> What the exercise asks: Starting with the first line of the listing, quote each line exactly until and including the one with "minimum width=182pt, minimum", leaving pictures out.

> Data block:
┌──
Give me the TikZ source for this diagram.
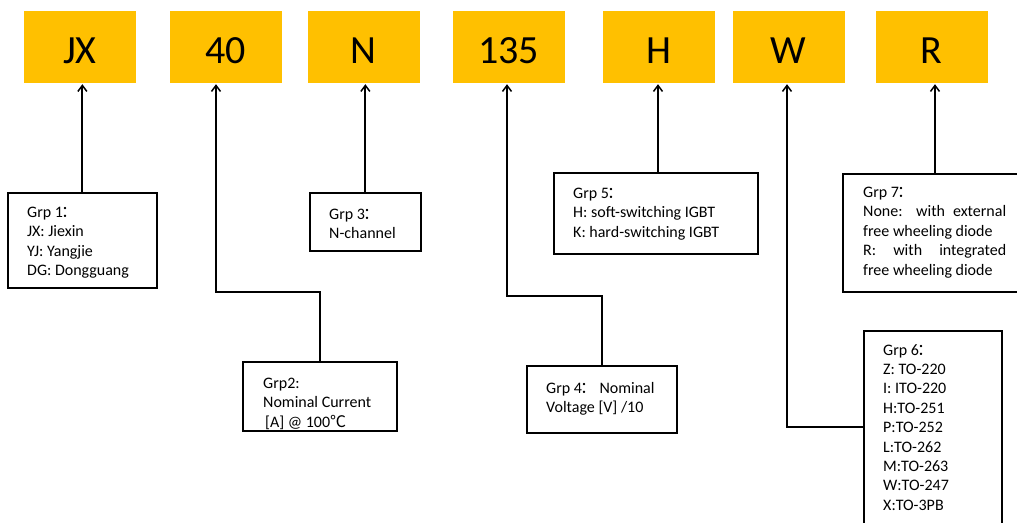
\documentclass[tikz,border=0pt]{standalone}
\usepackage{fontspec}
\setmainfont{Carlito}
\newfontfamily\cjk{Noto Sans CJK SC}
\newcommand{\fwcolon}{\kern-2pt{\cjk ：}}
\usetikzlibrary{arrows.meta,calc}
\definecolor{codeyellow}{HTML}{FFC000}
\begin{document}
\begin{tikzpicture}[x=1pt,y=-1pt,
  code/.style={fill=codeyellow, minimum width=112pt, minimum height=72pt, inner sep=0pt,
    text height=32pt, text depth=0pt, font=\fontsize{40}{48}\selectfont},
  grp/.style={draw, line width=1.7pt, anchor=north west, inner sep=0pt},
  txt/.style={anchor=north west, inner sep=0pt, align=left, font=\fontsize{16}{19.4}\selectfont},
  conn/.style={line width=1.8pt},
  arr/.style={conn, -{Straight Barb[length=6pt,width=9pt,line width=1.5pt]}, shorten >=1pt}]
\useasboundingbox (0,0) rectangle (1017,522);

% code boxes
\node[code] (nJX)  at (80,47)    {JX};
\node[code] (n40)  at (225.5,47) {40};
\node[code] (nN)   at (363.5,47) {N};
\node[code] (n135) at (508.5,47) {135};
\node[code] (nH)   at (659,47)   {H};
\node[code] (nW)   at (788.5,47) {W};
\node[code] (nR)   at (931.5,47) {R};

% group boxes
\node[grp, minimum width=149pt, minimum height=95pt]  (b1) at (7,192)   {};
\node[grp, minimum width=154pt, minimum height=69pt]  (b2) at (242,361) {};
\node[grp, minimum width=111pt, minimum height=58pt]  (b3) at (309,192) {};
\node[grp, minimum width=150pt, minimum height=67pt]  (b4) at (526,365) {};
\node[grp, minimum width=204pt, minimum height=81pt]  (b5) at (553,172) {};
\node[grp, minimum width=138pt, minimum height=200pt] (b6) at (863,330) {};
\node[grp, minimum width=182pt, minimum height=118pt] (b7) at (842,173) {};

% texts
\node[txt] (t1) at ($(b1.north west)+(20,15)$)
  {Grp 1\fwcolon\\JX: Jiexin\\YJ: Yangjie\\DG: Dongguang};
\node[txt] (t2) at ($(b2.north west)+(21,17)$)
  {Grp2:\\Nominal Current\\\hspace*{2pt}[A] @ 100{\cjk ℃}};
\node[txt] (t3) at ($(b3.north west)+(20,17)$)
  {Grp 3\fwcolon\\N-channel};
\node[txt] (t4) at ($(b4.north west)+(20,17)$)
  {Grp 4\fwcolon\ Nominal\\Voltage [V] /10};
\node[txt] (t5) at ($(b5.north west)+(20,16)$)
  {Grp 5\fwcolon\\H: soft-switching IGBT\\K: hard-switching IGBT};
\node[txt] (t6) at ($(b6.north west)+(20,14)$)
  {Grp 6\fwcolon\\Z: TO-220\\I: ITO-220\\H:TO-251\\P:TO-252\\L:TO-262\\M:TO-263\\W:TO-247\\X:TO-3PB};
\node[txt] (t7) at ($(b7.north west)+(21,14)$)
  {Grp 7\fwcolon\\\makebox[143pt][s]{None: with external}\\free wheeling diode\\\makebox[143pt][s]{R: with integrated}\\free wheeling diode};

% bend / column coordinates
\coordinate (c2) at (216,292);
\coordinate (c4) at (507,296);
\coordinate (c6) at (787,427);
\coordinate (cH) at (658,0);
\coordinate (cR) at (935,0);

% connectors
\draw[arr] (b1.north) -- (b1.north |- nJX.south);
\draw[arr] (b2.north) |- (c2) -- (c2 |- n40.south);
\draw[arr] (b3.north) -- (b3.north |- nN.south);
\draw[arr] (b4.north) |- (c4) -- (c4 |- n135.south);
\draw[arr] (cH |- b5.north) -- (cH |- nH.south);
\draw[arr] (b6.west |- c6) -- (c6) -- (c6 |- nW.south);
\draw[arr] (cR |- b7.north) -- (cR |- nR.south);
\end{tikzpicture}
\end{document}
└──
> Task result:
Give me the TikZ source for this diagram.
\documentclass[tikz,border=0pt]{standalone}
\usepackage{fontspec}
\setmainfont{Carlito}
\newfontfamily\cjk{Noto Sans CJK SC}
\newcommand{\fwcolon}{\kern-2pt{\cjk ：}}
\usetikzlibrary{arrows.meta,calc}
\definecolor{codeyellow}{HTML}{FFC000}
\begin{document}
\begin{tikzpicture}[x=1pt,y=-1pt,
  code/.style={fill=codeyellow, minimum width=112pt, minimum height=72pt, inner sep=0pt,
    text height=32pt, text depth=0pt, font=\fontsize{40}{48}\selectfont},
  grp/.style={draw, line width=1.7pt, anchor=north west, inner sep=0pt},
  txt/.style={anchor=north west, inner sep=0pt, align=left, font=\fontsize{16}{19.4}\selectfont},
  conn/.style={line width=1.8pt},
  arr/.style={conn, -{Straight Barb[length=6pt,width=9pt,line width=1.5pt]}, shorten >=1pt}]
\useasboundingbox (0,0) rectangle (1017,522);

% code boxes
\node[code] (nJX)  at (80,47)    {JX};
\node[code] (n40)  at (225.5,47) {40};
\node[code] (nN)   at (363.5,47) {N};
\node[code] (n135) at (508.5,47) {135};
\node[code] (nH)   at (659,47)   {H};
\node[code] (nW)   at (788.5,47) {W};
\node[code] (nR)   at (931.5,47) {R};

% group boxes
\node[grp, minimum width=149pt, minimum height=95pt]  (b1) at (7,192)   {};
\node[grp, minimum width=154pt, minimum height=69pt]  (b2) at (242,361) {};
\node[grp, minimum width=111pt, minimum height=58pt]  (b3) at (309,192) {};
\node[grp, minimum width=150pt, minimum height=67pt]  (b4) at (526,365) {};
\node[grp, minimum width=204pt, minimum height=81pt]  (b5) at (553,172) {};
\node[grp, minimum width=138pt, minimum height=200pt] (b6) at (863,330) {};
\node[grp, minimum width=182pt, minimum height=118pt] (b7) at (842,173) {};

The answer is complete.